To comply with regulations for the storage of coal ash, Dominion said it will spend $302.4 million to construct state-of-the-art landfill, sedimentation ponds, and water treatment facilities at the three plants. Of the total sum, $7.6 million is earmarked for upgrades to the Clover Power Station, where the work involves only the replacement of a liner on two sediment ponds. The remaining $294.8 million would be spent on improvements at the Chesterfield and Mt. Storm generation plants.

Dominion is asking the SCC to allow it to pass on $113.7 million of the total cost to customers beginning in the 2019 rate year.

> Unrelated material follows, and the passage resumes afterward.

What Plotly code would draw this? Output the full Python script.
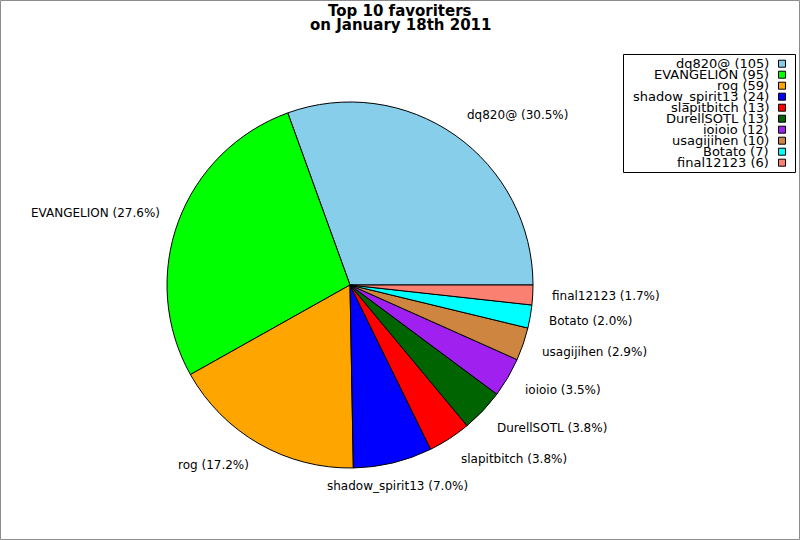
import numpy as np
import plotly.graph_objects as go

names = ["dq820@", "EVANGELION", "rog", "shadow_spirit13", "slapitbitch",
         "DurellSOTL", "ioioio", "usagijihen", "Botato", "final12123"]
counts = [105, 95, 59, 24, 13, 13, 12, 10, 7, 6]
colors = ["#87CEEB", "#00FF00", "#FFA500", "#0000FF", "#FF0000",
          "#006400", "#A020F0", "#CD853F", "#00FFFF", "#FA8072"]
title_lines = ["Top 10 favoriters", "on January 18th 2011"]

W, H = 800, 540
cx, cy, rad = 350, 285, 183  # pie centre / radius in pixels
font = "DejaVu Sans"

total = sum(counts)
# plotly's counterclockwise pie puts the first slice *before* the rotation
# angle, so shift it to make the first slice start at 3 o'clock
rot = 90 - 360 * counts[0] / total

fig = go.Figure(go.Pie(
    labels=names, values=counts, sort=False,
    direction="counterclockwise", rotation=rot,
    marker=dict(colors=colors, line=dict(color="black", width=1)),
    textinfo="none", hoverinfo="label+value+percent", showlegend=False,
    domain=dict(x=[(cx - rad) / W, (cx + rad) / W],
                y=[1 - (cy + rad) / H, 1 - (cy - rad) / H]),
))

def px2paper(x, y):
    return x / W, 1 - y / H

# outside labels at 1.1 x radius, nudged away vertically like the original
cum = np.cumsum([0] + counts)
for i, n in enumerate(names):
    pct = counts[i] / total * 100
    mid = (cum[i] + counts[i] / 2) / total * 2 * np.pi
    c, s = np.cos(mid), np.sin(mid)
    ax, ay = px2paper(cx + 1.1 * rad * c, cy - 1.1 * rad * s - 6 * s)
    if abs(c) < 0.3:
        xa = "center"
    else:
        xa = "left" if c > 0 else "right"
    fig.add_annotation(x=ax, y=ay, xref="paper", yref="paper",
                       text=f"{n} ({pct:.1f}%)", showarrow=False, borderpad=0,
                       xanchor=xa, yanchor="middle",
                       font=dict(size=12, color="black"))

# legend box: text on the left, swatch on the right
lx0, lx1, ly0, ly1 = 623.5, 795.5, 54.5, 172.5
fig.add_shape(type="rect", xref="paper", yref="paper",
              x0=lx0 / W, x1=lx1 / W, y0=1 - ly1 / H, y1=1 - ly0 / H,
              line=dict(color="black", width=1), fillcolor="white")
for i, n in enumerate(names):
    yy = 63.7 + i * 11
    tx, ty = px2paper(770, yy)
    fig.add_annotation(x=tx, y=ty, xref="paper", yref="paper",
                       text=f"{n} ({counts[i]})", showarrow=False, borderpad=0,
                       xanchor="right", yanchor="middle",
                       font=dict(size=13, color="black"))
    fig.add_shape(type="rect", xref="paper", yref="paper",
                  x0=778.5 / W, x1=785.5 / W,
                  y0=1 - (yy + 3.5) / H, y1=1 - (yy - 3.5) / H,
                  line=dict(color="black", width=1), fillcolor=colors[i])

# title, two tight lines
for k, line in enumerate(title_lines):
    tx, ty = px2paper(400, 10.5 + k * 14)
    fig.add_annotation(x=tx, y=ty, xref="paper", yref="paper",
                       text=f"<b>{line}</b>", showarrow=False, borderpad=0,
                       xanchor="center", yanchor="middle",
                       font=dict(size=15, color="black"))

# thin grey frame round the picture
fig.add_shape(type="rect", xref="paper", yref="paper",
              x0=0.5 / W, x1=1 - 0.5 / W, y0=0.5 / H, y1=1 - 0.5 / H,
              line=dict(color="#8c8c8c", width=1))

fig.update_layout(
    width=W, height=H,
    margin=dict(l=0, r=0, t=0, b=0),
    paper_bgcolor="white", plot_bgcolor="white",
    font=dict(family=font, color="black"),
)

fig.write_html("out.html", config={"displayModeBar": False},
               post_script="document.body.style.margin='0';")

The company’s application acknowledges that Clover’s two sediment ponds, spanning four acres, do not meet current EPA rules for handling and storage of coal ash wastes. Ponds containing gypsum sludge were originally lined from top to bottom with concrete and riprap, sand, and a potentially permeable synthetic liner. With the planned upgrades, these ponds are “being brought into compliance by retrofitting them with a new liner system of clay, a geosynthetic high density polyethylene liner, a geotextile cushion, and a concrete pad,” according to the utility.

Under Virginia law, Dominion can seek a rate hike from the SCC to recover projected and actual costs of projects that are deemed “necessary to comply with state and federal environmental laws and regulations applicable to generation facilities used to serve a utility’s native load obligation.” Dominion argues that all of the work being done at the three stations are, in fact, necessary to comply with environmental laws and regulations.

(Editor's note: This article has been updated from the original to reflect that the clean-up at the Clover Power Station pertains to coal ash and other waste byproducts from the coal combustion process. It also clarifies that the work taking place at the Clover Station involves the replacement of the liner on two sediment ponds where coal wastes are stored.)